For the longer term, Alstom has signed a joint development contract with Norway’s state-owned oil gas and company, Statoil-Hydro, to test the chilled ammonia technology’s ability to remove the CO2 from flue gases particular to natural gas–fired combined-cycle power plants. The first milestone of the agreement calls for designing and building a 40-MW (equivalent) test and product validation facility at Statoil’s Mongstad refinery in Norway by 2009–2010. The facility will then be operated for up to a year and a half to see whether it can capture at least 80,000 tons per year of CO2, either from flue gases from the refinery’s cracker unit or from a new combined heat and power plant now under construction on-site. A commercial-scale unit now in the early planning stages for Mongstad would capture over 2 million tons of CO2 per year.
Policymakers try to keep pace
Once CO2 has been removed from a power plant’s flue gas, what can and should be done with it? Given that a 1,000-MW coal plant produces about 3 million pounds of CO2 per hour, storing it on-site is not an option.
A bill called the Carbon Dioxide Pipeline Study Act of 2007 recently introduced by Sen. Norm Coleman (R-Minn.) would require the DOE to identify and resolve key obstacles to commercializing CO2 sequestration, transportation, and storage technologies. S. 2144 also would ensure that a robust national CO2 infrastructure would be created as part of any federal climate change legislation.
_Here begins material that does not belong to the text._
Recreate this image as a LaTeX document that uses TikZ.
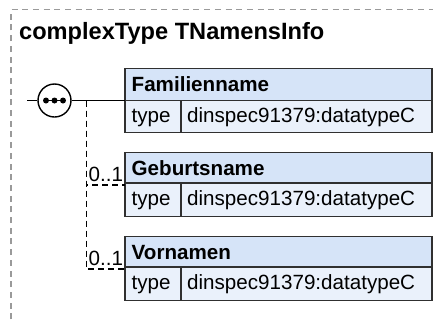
\documentclass[tikz,border=0pt]{standalone}
\usepackage{fontspec}
\setmainfont{Liberation Sans}
\definecolor{hdrfill}{HTML}{D6E4F8}
\definecolor{typfill}{HTML}{EAF1FB}
\definecolor{boxline}{HTML}{303030}
\definecolor{framecol}{HTML}{9A9A9A}
\begin{document}
\begin{tikzpicture}[x=1pt,y=-1pt,
  cell/.style={draw=boxline, line width=1.4pt, inner sep=0pt, outer sep=0pt, anchor=north west},
  hdr/.style={cell, fill=hdrfill, minimum width=307pt},
  typecell/.style={cell, fill=typfill, minimum width=56pt},
  valcell/.style={cell, fill=typfill, minimum width=251pt},
  txt/.style={inner sep=0pt, anchor=base west, font=\fontsize{20.6}{24}\selectfont},
  btxt/.style={inner sep=0pt, anchor=base west, font=\fontsize{20.6}{24}\selectfont\bfseries},
  conn/.style={draw=black, line width=1.4pt},
  optconn/.style={conn, dash pattern=on 6pt off 4pt},
  seqdot/.style={circle, fill=black, inner sep=0pt, minimum size=6pt},
]
\useasboundingbox (0,0) rectangle (433,322);
% frame
\coordinate (fb) at (11,330);
\coordinate (fc) at (11,9.5);
\coordinate (fr) at (440,9.5);
\draw[framecol, line width=1.2pt, dash pattern=on 6pt off 4.7pt] (fb) -- (fc) -- (fr);
\node[inner sep=0pt, anchor=base west, font=\fontsize{23.6}{28}\selectfont\bfseries] (title) at (19,39.6) {complexType TNamensInfo};

% boxes
\node[hdr, minimum height=32pt] (h1) at (125,68.5) {};
\node[typecell, minimum height=32pt] (t1) at (125,100.5) {};
\node[valcell, minimum height=32pt] (v1) at (181,100.5) {};
\node[btxt] (h1l) at (131.5,91.5) {Familienname};
\node[txt] (t1l) at (131.5,122.5) {type};
\node[txt] (v1l) at (187,122.5) {dinspec91379:datatypeC};

\node[hdr, minimum height=30.5pt] (h2) at (125,152.5) {};
\node[typecell, minimum height=33.5pt] (t2) at (125,183) {};
\node[valcell, minimum height=33.5pt] (v2) at (181,183) {};
\node[btxt] (h2l) at (131.5,175.5) {Geburtsname};
\node[txt] (t2l) at (131.5,205.5) {type};
\node[txt] (v2l) at (187,205.5) {dinspec91379:datatypeC};

\node[hdr, minimum height=30.5pt] (h3) at (125,236.5) {};
\node[typecell, minimum height=33.5pt] (t3) at (125,267) {};
\node[valcell, minimum height=33.5pt] (v3) at (181,267) {};
\node[btxt] (h3l) at (131.5,259.5) {Vornamen};
\node[txt] (t3l) at (131.5,289.5) {type};
\node[txt] (v3l) at (187,289.5) {dinspec91379:datatypeC};

% sequence compositor
\coordinate (stub) at (27,100.5);
\node[circle, draw=black, line width=1.4pt, fill=white, minimum size=33pt, inner sep=0pt] (seq) at (54.5,100.5) {};
\coordinate (j) at (86.7,100.5);
\draw[conn] (stub) -- (seq.west);
\draw[conn] (seq.east) -- (h1.south west);
\draw[optconn] (j) |- ([yshift=-2pt]h2.south west);
\draw[optconn] (j) |- ([yshift=-2pt]h3.south west);
\node[txt] (m2) at (88.5,181) {0..1};
\node[txt] (m3) at (88.5,265) {0..1};
% dots
\node[seqdot] (d1) at (46,100.5) {};
\node[seqdot] (d2) at (54.5,100.5) {};
\node[seqdot] (d3) at (63,100.5) {};
\draw[line width=1.8pt] (d1.center) -- (d3.center);
\end{tikzpicture}
\end{document}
Last year also saw the introduction of the National Carbon Dioxide Storage Capacity Assessment Act of 2007 (S. 731) by Sen. Ken Salazar (D-Colo.) and The Department of Energy Carbon Capture and Storage Research, Development and Demonstration Act of 2007 (S. 962) by Sen. Jeff Bingaman (D-N.M.). The three bills are meant to work together to bring all relevant federal departments and regulators (Energy, Interior, Transportation, the Federal Energy Regulatory Commission, and the Environmental Protection Agency) together to address the broad range of policy questions surrounding CO2 sequestration, transportation, and storage.